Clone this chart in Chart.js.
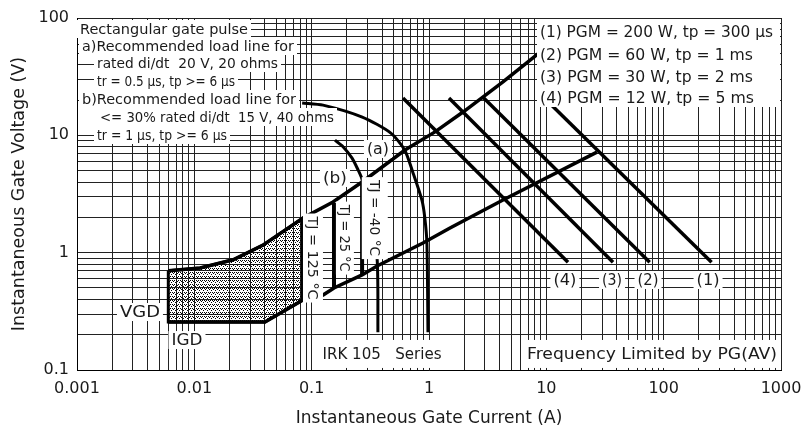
<!DOCTYPE html>
<html>
<head>
<meta charset="utf-8">
<script src="https://cdn.jsdelivr.net/npm/chart.js@4.4.0/dist/chart.umd.min.js"></script>
<style>
html, body { margin: 0; padding: 0; background: #fff; }
#wrap { width: 801px; height: 434px; }
</style>
</head>
<body>
<div id="wrap"><canvas id="gateChart"></canvas></div>
<script>
// axes
const xTicks = [0.001, 0.01, 0.1, 1, 10, 100, 1000];
const xTickLabels = ['0.001', '0.01', '0.1', '1', '10', '100', '1000'];
const yTicks = [0.1, 1, 10, 100];
const yTickLabels = ['0.1', '1', '10', '100'];

// peak gate power curves, [I (A), V (V)]
const pgm1 = [[10, 20], [256, 0.83]];
const pgm2 = [[2.9, 21], [76, 0.83]];
const pgm3 = [[1.48, 20.8], [37, 0.83]];
const pgm4 = [[0.6, 20.8], [15.3, 0.83]];

// recommended load lines (a) and (b)
const loadA = [[0.083, 18.9], [0.125, 18.1], [0.27, 14.3], [0.47, 10.5], [0.62, 7.5], [0.73, 4.8], [0.87, 2.8], [0.92, 2.0], [0.96, 1.2], [0.98, 0.21]];
const loadB = [[0.158, 9.1], [0.185, 8.0], [0.221, 6.4], [0.248, 5.1], [0.269, 4.2], [0.314, 1.9], [0.361, 0.9], [0.367, 0.21]];

// gate characteristic spread
const gateMax = [[0.006, 0.7], [0.0112, 0.74], [0.0214, 0.87], [0.0385, 1.16], [0.0843, 1.97], [0.152, 2.7], [0.269, 4.0], [0.624, 7.5], [1.125, 10.7], [1.95, 15.8], [4.27, 28.5], [8.8, 51]];
const gateMin = [[0.006, 0.256], [0.040, 0.256], [0.0843, 0.395], [0.125, 0.435], [0.155, 0.5], [0.269, 0.646], [0.361, 0.77], [0.889, 1.21], [1.51, 1.62], [4.27, 2.81], [27, 7.2]];

// non trigger area (VGD / IGD)
const noTrigArea = [[0.006, 0.7], [0.0112, 0.74], [0.0214, 0.87], [0.0385, 1.16], [0.0843, 1.97], [0.0843, 0.395], [0.040, 0.256], [0.006, 0.256], [0.006, 0.7]];

// junction temperature limits
const tj125 = [[0.0843, 1.97], [0.0843, 0.395]];
const tj25 = [[0.155, 2.65], [0.155, 0.5]];
const tjm40 = [[0.269, 4.0], [0.269, 0.646]];

const FONT = '"DejaVu Sans"';
const toXY = arr => arr.map(p => ({x: p[0], y: p[1]}));

// grid = every 1..9 step in each decade
function logGrid(dec) {
  const out = [];
  for (let i = 0; i < dec.length - 1; i++)
    for (let m = 1; m < 10; m++) out.push(m * dec[i]);
  out.push(dec[dec.length - 1]);
  return out;
}
function decadeLabel(v, dec, labels) {
  for (let i = 0; i < dec.length; i++)
    if (Math.abs(v / dec[i] - 1) < 1e-6) return labels[i];
  return '';
}

// dotted fill for the no-trigger area
const tile = document.createElement('canvas');
tile.width = 4; tile.height = 4;
const tctx = tile.getContext('2d');
tctx.fillStyle = '#000';
[[0,0],[2,0],[1,1],[3,2]].forEach(p => tctx.fillRect(p[0], p[1], 1, 1));
const ctx = document.getElementById('gateChart').getContext('2d');
const dots = ctx.createPattern(tile, 'repeat');

// text notes: pixel offsets from chart area (ref 'tl' / 'tr') or data coords (ref 'data')
const notes = [
  {t: 'Rectangular gate pulse', ref: 'tl', x: 3, y: 11, w: 168, s: 14},
  {t: 'a)Recommended load line for', ref: 'tl', x: 5, y: 28, w: 212, s: 14},
  {t: 'rated di/dt  20 V, 20 ohms', ref: 'tl', x: 20, y: 45, w: 181, s: 14},
  {t: 'tr = 0.5 µs, tp >= 6 µs', ref: 'tl', x: 20, y: 63, w: 138, s: 14},
  {t: 'b)Recommended load line for', ref: 'tl', x: 5, y: 81, w: 214, s: 14},
  {t: '<= 30% rated di/dt  15 V, 40 ohms', ref: 'tl', x: 23, y: 99, w: 234, s: 14},
  {t: 'tr = 1 µs, tp >= 6 µs', ref: 'tl', x: 20, y: 117, w: 130, s: 14},
  {t: '(1) PGM = 200 W, tp = 300 µs', ref: 'tr', x: -241, y: 14, w: 233, s: 16},
  {t: '(2) PGM = 60 W, tp = 1 ms', ref: 'tr', x: -241, y: 37, w: 213, s: 16},
  {t: '(3) PGM = 30 W, tp = 2 ms', ref: 'tr', x: -241, y: 59, w: 213, s: 16},
  {t: '(4) PGM = 12 W, tp = 5 ms', ref: 'tr', x: -241, y: 80, w: 214, s: 16},
  {t: '(a)', ref: 'data', x: 0.367, y: 7.65, w: 22, s: 16, a: 'center'},
  {t: '(b)', ref: 'data', x: 0.158, y: 4.33, w: 24, s: 16, a: 'center'},
  {t: '(4)', ref: 'data', x: 14.4, y: 0.585, w: 23, s: 15, a: 'center'},
  {t: '(3)', ref: 'data', x: 36.3, y: 0.585, w: 20, s: 15, a: 'center'},
  {t: '(2)', ref: 'data', x: 73.6, y: 0.585, w: 21, s: 15, a: 'center'},
  {t: '(1)', ref: 'data', x: 239, y: 0.585, w: 23, s: 15, a: 'center'},
  {t: 'VGD', ref: 'data', x: 0.00344, y: 0.312, w: 40, s: 16, a: 'center'},
  {t: 'IGD', ref: 'data', x: 0.00866, y: 0.18, w: 31, s: 16, a: 'center'},
  {t: 'TJ = 125 °C', ref: 'data', x: 0.1026, y: 0.90, w: 83, s: 14, a: 'center', r: Math.PI / 2, bh: 20},
  {t: 'TJ = 25 °C', ref: 'data', x: 0.192, y: 1.33, w: 67, s: 14, a: 'center', r: Math.PI / 2, bh: 18},
  {t: 'TJ = -40 °C', ref: 'data', x: 0.345, y: 1.97, w: 76, s: 14, a: 'center', r: Math.PI / 2, bh: 26},
  {t: 'IRK 105   Series', ref: 'data', x: 0.398, y: 0.137, w: 119, s: 16, a: 'center', bh: 28},
  {t: 'Frequency Limited by PG(AV)', ref: 'data', x: 79.6, y: 0.137, w: 250, s: 16, a: 'center', bh: 28}
];

const notesPlugin = {
  id: 'notes',
  afterDatasetsDraw(chart) {
    const c = chart.ctx, area = chart.chartArea, sx = chart.scales.x, sy = chart.scales.y;
    c.save();
    c.fillStyle = '#fff';
    c.fillRect(area.right - 244, area.top + 1, 243, 88);
    for (const n of notes) {
      let px, py;
      if (n.ref === 'data') { px = sx.getPixelForValue(n.x); py = sy.getPixelForValue(n.y); }
      else { px = (n.ref === 'tr' ? area.right : area.left) + n.x; py = area.top + n.y; }
      c.save();
      c.translate(px, py);
      if (n.r) c.rotate(n.r);
      c.font = n.s + 'px ' + FONT;
      const m = c.measureText(n.t).width;
      const x0 = n.a === 'center' ? -n.w / 2 : 0;
      const bh = n.bh || 18;
      c.fillStyle = '#fff';
      c.fillRect(x0 - 3, -bh / 2, n.w + 6, bh);
      c.scale(n.w / m, 1);
      c.fillStyle = '#1a1a1a';
      c.textAlign = 'left';
      c.textBaseline = 'middle';
      c.fillText(n.t, x0 * m / n.w, 1);
      c.restore();
    }
    c.restore();
  }
};

const line = (data, width, extra) => Object.assign({
  data: toXY(data), showLine: true, pointRadius: 0, borderColor: '#000',
  borderWidth: width, fill: false, tension: 0
}, extra || {});

const config = {
  type: 'scatter',
  data: {
    datasets: [
      line(noTrigArea, 3, {fill: 'shape', backgroundColor: dots}),
      line(gateMax, 3.5),
      line(gateMin, 3.5),
      line(pgm1, 3.5), line(pgm2, 3.5), line(pgm3, 3.5), line(pgm4, 3.5),
      line(loadA, 3, {tension: 0.25}),
      line(loadB, 3, {tension: 0.25}),
      line(tj125, 4), line(tj25, 4), line(tjm40, 4)
    ]
  },
  options: {
    responsive: true,
    maintainAspectRatio: false,
    animation: false,
    layout: {padding: {top: 18, right: 20, left: 0, bottom: 0}},
    plugins: {legend: {display: false}, tooltip: {enabled: false}},
    scales: {
      x: {
        type: 'logarithmic', min: 0.001, max: 1000, position: 'bottom',
        afterBuildTicks: s => { s.ticks = logGrid(xTicks).map(v => ({value: v})); },
        afterFit: s => { s.height = 64; s.paddingLeft = 0; s.paddingRight = 0; },
        ticks: {
          autoSkip: false, maxRotation: 0, padding: 9, color: '#1a1a1a',
          font: {family: FONT, size: 16},
          callback: v => decadeLabel(v, xTicks, xTickLabels)
        },
        grid: {color: '#222', lineWidth: 1, drawTicks: false},
        border: {color: '#000', width: 1},
        title: {display: true, text: 'Instantaneous Gate Current (A)', color: '#1a1a1a',
          font: {family: FONT, size: 17}, padding: {top: 4, bottom: 5}}
      },
      y: {
        type: 'logarithmic', min: 0.1, max: 100,
        afterBuildTicks: s => { s.ticks = logGrid(yTicks).map(v => ({value: v})); },
        afterFit: s => { s.width = 77; s.paddingTop = 0; s.paddingBottom = 0; },
        ticks: {
          autoSkip: false, padding: 8, color: '#1a1a1a',
          font: {family: FONT, size: 16},
          callback: v => decadeLabel(v, yTicks, yTickLabels)
        },
        grid: {color: '#222', lineWidth: 1, drawTicks: false},
        border: {color: '#000', width: 1},
        title: {display: true, text: 'Instantaneous Gate Voltage (V)', color: '#1a1a1a',
          font: {family: FONT, size: 17.5}, padding: {top: 9, bottom: 4}}
      }
    }
  },
  plugins: [notesPlugin]
};

const gateChart = new Chart(ctx, config);
</script>
</body>
</html>
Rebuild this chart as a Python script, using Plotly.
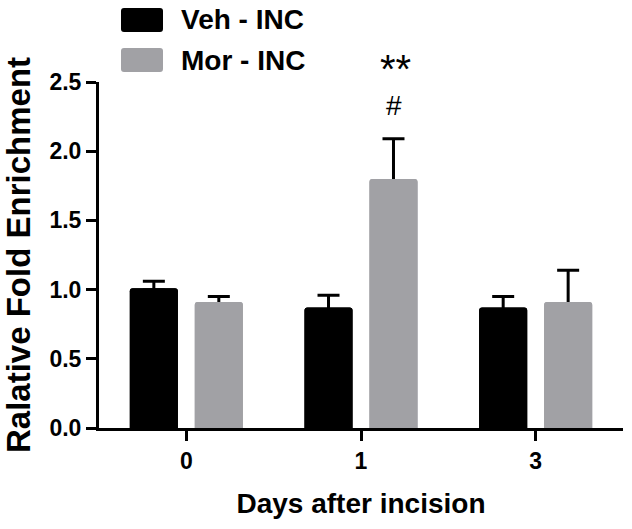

▬▬▬

YOUR TASK
Skip every picture and return the lines above from the top through the one that contains "const pgm4 = [[0.6, 20.8], [15.3, 0.83]];".

FINAL RESULT
Clone this chart in Chart.js.
<!DOCTYPE html>
<html>
<head>
<meta charset="utf-8">
<script src="https://cdn.jsdelivr.net/npm/chart.js@4.4.0/dist/chart.umd.min.js"></script>
<style>
html, body { margin: 0; padding: 0; background: #fff; }
#wrap { width: 801px; height: 434px; }
</style>
</head>
<body>
<div id="wrap"><canvas id="gateChart"></canvas></div>
<script>
// axes
const xTicks = [0.001, 0.01, 0.1, 1, 10, 100, 1000];
const xTickLabels = ['0.001', '0.01', '0.1', '1', '10', '100', '1000'];
const yTicks = [0.1, 1, 10, 100];
const yTickLabels = ['0.1', '1', '10', '100'];

// peak gate power curves, [I (A), V (V)]
const pgm1 = [[10, 20], [256, 0.83]];
const pgm2 = [[2.9, 21], [76, 0.83]];
const pgm3 = [[1.48, 20.8], [37, 0.83]];
const pgm4 = [[0.6, 20.8], [15.3, 0.83]];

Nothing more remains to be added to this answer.